Plimpton choose to call these endeavors “participatory journalism,” and it made for good readership in the pages of Sports Illustrated back in the days when Hemingway and Richard Ford were turning in copy. (There was also a “Plimpton! Adventures in Africa” TV series in the early ’70s, hence the film’s title.) He was a string bean of a kid – one of the big reveals early in the film is Plimpton at the prestigious Exeter boarding school failing to make a sports team, which makes his bold undertakings later in life feel like he had something to prove. The main event the film homes in on is Plimpton going a few rounds with boxing legend Archie Moore, the only man to fight both Ali and Rocky Marciano.

And where there is George Plimpton, there is The Paris Review, the literary magazine Plimpton help found in the ’50s and edited until his death in 2003. His love of figures such as Hemingway and Roth is palpable throughout the film, especially in his relentless pursuit to get such luminaries to sit down for interviews.
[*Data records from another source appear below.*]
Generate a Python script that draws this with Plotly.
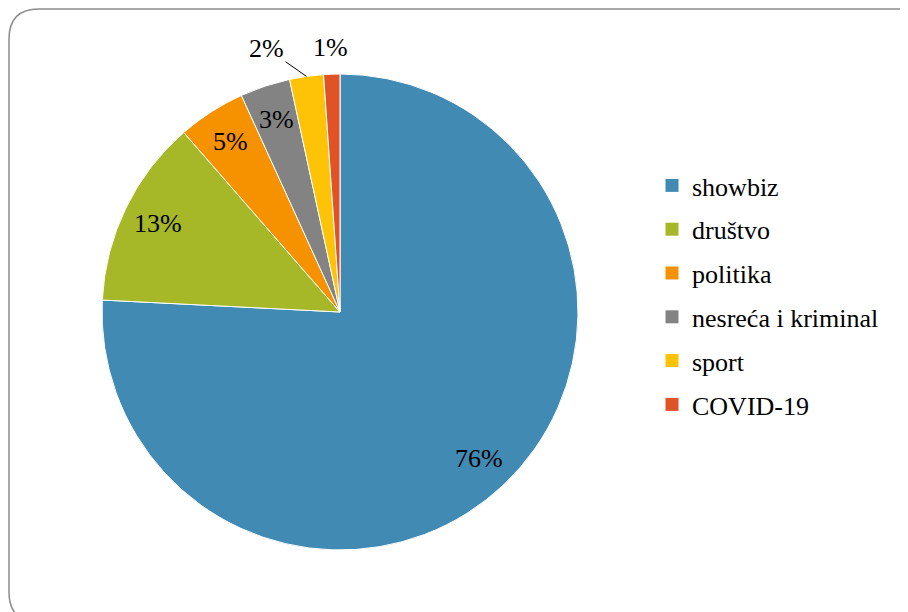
import math
import plotly.graph_objects as go

categories = ["showbiz", "društvo", "politika", "nesreća i kriminal", "sport", "COVID-19"]
shares = [75.8, 12.8, 4.6, 3.4, 2.3, 1.1]
colors = ["#418AB3", "#A6B727", "#F69200", "#838383", "#FEC306", "#DF5327"]
label_outside = [False, False, False, False, True, True]

W, H = 908, 612
OFF = 8  # page body margin
FONT = "Liberation Serif"

# pie placement (pixels in the page)
PIE_L, PIE_R, PIE_T, PIE_B = 102, 578, 74, 550


def px(x):
    return (x - OFF) / W


def py(y):
    return 1 - (y - OFF) / H


fig = go.Figure()
fig.add_trace(go.Pie(
    labels=categories,
    values=shares,
    sort=False,
    direction="clockwise",
    rotation=0,
    marker=dict(colors=colors, line=dict(color="white", width=1)),
    textinfo="none",
    showlegend=False,
    domain=dict(x=[px(PIE_L), px(PIE_R)], y=[py(PIE_B), py(PIE_T)]),
    hoverinfo="label+percent",
))

# percentage labels placed along each slice's bisector (derived from the data)
cx, cy = (PIE_L + PIE_R) / 2, (PIE_T + PIE_B) / 2
R = (PIE_R - PIE_L) / 2
total = sum(shares)
label_font = dict(family=FONT, size=26, color="black")
annotations = []
start = 0.0
for i, (v, out) in enumerate(zip(shares, label_outside)):
    ang = (start + v / 2) / total * 2 * math.pi
    start += v
    pct = f"{round(v / total * 100)}%"
    if not out:
        d = 0.85 * R
        annotations.append(dict(
            x=px(cx + d * math.sin(ang)), y=py(cy - d * math.cos(ang)),
            xref="paper", yref="paper", text=pct, showarrow=False,
            xanchor="center", yanchor="middle", font=label_font))
    elif i == len(shares) - 1:
        d = 1.11 * R
        annotations.append(dict(
            x=px(cx + d * math.sin(ang)), y=py(cy - d * math.cos(ang)),
            xref="paper", yref="paper", text=pct, showarrow=False,
            xanchor="center", yanchor="middle", font=label_font))
    else:
        annotations.append(dict(
            x=px(cx + R * math.sin(ang)), y=py(cy - R * math.cos(ang)),
            xref="paper", yref="paper", text=pct, showarrow=True,
            arrowhead=0, arrowwidth=1, arrowcolor="black",
            ax=-40, ay=-28, standoff=0, font=label_font))

# legend entries (one per category so the spacing can match)
for i, (cat, col) in enumerate(zip(categories, colors)):
    fig.add_trace(go.Scatter(
        x=[None], y=[None], mode="markers", name=cat,
        marker=dict(symbol="square", size=13, color=col),
        legendgroup=f"g{i}", showlegend=True,
    ))

# rounded border frame
x0, y0, x1, y1, r = 9, 9, 927, 622, 30
path = (
    f"M {px(x0)},{py(y0 + r)} "
    f"Q {px(x0)},{py(y0)} {px(x0 + r)},{py(y0)} "
    f"L {px(x1 - r)},{py(y0)} "
    f"Q {px(x1)},{py(y0)} {px(x1)},{py(y0 + r)} "
    f"L {px(x1)},{py(y1 - r)} "
    f"Q {px(x1)},{py(y1)} {px(x1 - r)},{py(y1)} "
    f"L {px(x0 + r)},{py(y1)} "
    f"Q {px(x0)},{py(y1)} {px(x0)},{py(y1 - r)} Z"
)

fig.update_layout(
    width=W, height=H,
    margin=dict(l=0, r=0, t=0, b=0),
    paper_bgcolor="white",
    plot_bgcolor="white",
    font=dict(family=FONT, size=26, color="black"),
    xaxis=dict(visible=False),
    yaxis=dict(visible=False),
    legend=dict(
        x=px(652), y=py(162), xanchor="left", yanchor="top",
        font=dict(family=FONT, size=26, color="black"),
        tracegroupgap=7,
        bgcolor="rgba(0,0,0,0)",
    ),
    annotations=annotations,
    shapes=[dict(type="path", xref="paper", yref="paper", path=path,
                 line=dict(color="#8C8C8C", width=1.5), layer="below")],
)

fig.write_html("out.html")
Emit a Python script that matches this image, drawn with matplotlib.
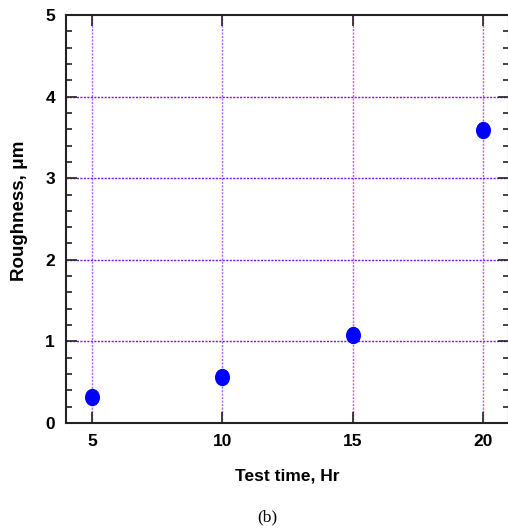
import matplotlib
matplotlib.use("Agg")
import matplotlib.pyplot as plt
from matplotlib.path import Path
from matplotlib.transforms import Affine2D
from matplotlib.ticker import MultipleLocator

# data
test_time = [5, 10, 15, 20]
roughness = [0.32, 0.56, 1.08, 3.59]
x_ticks = [5, 10, 15, 20]
y_ticks = [0, 1, 2, 3, 4, 5]

plt.rcParams['font.family'] = ['Liberation Sans', 'DejaVu Sans']

fig = plt.figure(figsize=(5.08, 5.32), dpi=100)
ax = fig.add_axes([66 / 508, 109 / 532, 443 / 508, 408 / 532])

# slightly taller than wide ellipse marker
ellipse = Path.unit_circle().transformed(Affine2D().scale(0.85, 1.0))
ax.plot(test_time, roughness, linestyle='none', marker=ellipse,
        markersize=11.5, color='#0000ff', zorder=3)

ax.set_xlim(4, 21)
ax.set_ylim(0, 5)
ax.set_xticks(x_ticks)
ax.set_yticks(y_ticks)
ax.yaxis.set_minor_locator(MultipleLocator(0.2))

# grid: dotted purple
for x in x_ticks:
    ax.axvline(x, color='#b060ff', linestyle=(0, (1.5, 1)), linewidth=1.0, zorder=1)
for y in y_ticks[1:-1]:
    ax.axhline(y, color='#7a10f0', linestyle=(0, (1.5, 1)), linewidth=1.0, zorder=1)

ax.tick_params(which='both', direction='in', top=True, right=True,
               width=1.2, color='#222222')
ax.tick_params(which='major', length=8, labelsize=12.5, pad=8)
ax.tick_params(which='minor', length=4)
for lbl in ax.get_xticklabels() + ax.get_yticklabels():
    lbl.set_fontweight('bold')

for sp in ax.spines.values():
    sp.set_linewidth(1.5)
    sp.set_color('#222222')

ax.set_xlabel('Test time, Hr', fontsize=12.5, fontweight='bold', labelpad=14)
ax.set_ylabel('Roughness, \u03bcm', fontsize=13.5, fontweight='bold')
ax.yaxis.set_label_coords(-0.085, 0.52)

fig.text(267 / 508, 1 - 517 / 532, '(b)', ha='center', va='center',
         fontsize=12.5, family=['Liberation Serif', 'DejaVu Serif'])

fig.savefig('out.png', dpi=100)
As the doc progresses, Plimpton’s love of the Review shines through even brighter as he becomes a pitch person for car sales and garage openers to make money to support the literary rag. The ads make for a wonderful little time capsule.

Plimpton, as the movie paints him, was a romantic and idealist who kept close ties with the Kennedy family and was there to help wrest the gun from Sirhan Sirhan’s hand when Robert F. Kennedy was assassinated. Plimpton also enjoyed a party, hosting late-night soirees in New York with the likes of Gore Vidal, Truman Capote, Tom Wolfe and Allen Ginsberg. His son Taylor, who reads some of his father’s pieces throughout the film, recounts being kept up regularly by the late-night carousing. Plimpton was also friends with Hugh Hefner and dabbled in acting – we all know of his turn as a shrink in “Good Will Hunting” (1997), but he also had small parts in “Rio Lobo” (1970) and even “Lawrence of Arabia” (1962).

Not all were warm to the eclectic Plimpton. Several literati, such as James Salter, make brief appearances in the film to brand him a “dilettante” – something echoed by Plimpton himself, as the film is imbued with an eerie sense of rue that the journo did not produce “more serious” works.

Other notable local flavorings include former hockey player and coach Mike Milbury, who was one of the Bruins whom Plimpton (often seen wobbling on skates in clips) embedded with, and co-director Poling, who later partnered with Independent Film Festival Boston founder Adam Roffman for the beguiling 2015 short doc, “Spearhunter.”

Bigger familiar faces who make the doc include Ken Burns; “The Wild Bunch” (1969) screenwriter Walon Green, who directed an episode of the “Plimpton!” show; and author Jay McInerney (“Bright Lights, Big City”) whose literary career Plimpton helped launch. Bean and Poling’s balanced tribute makes clear Plimpton was a lover of adventure and new things, and wanted to bringing those experiences firsthand to his readers – and to do so he was unafraid to go into the lion’s den.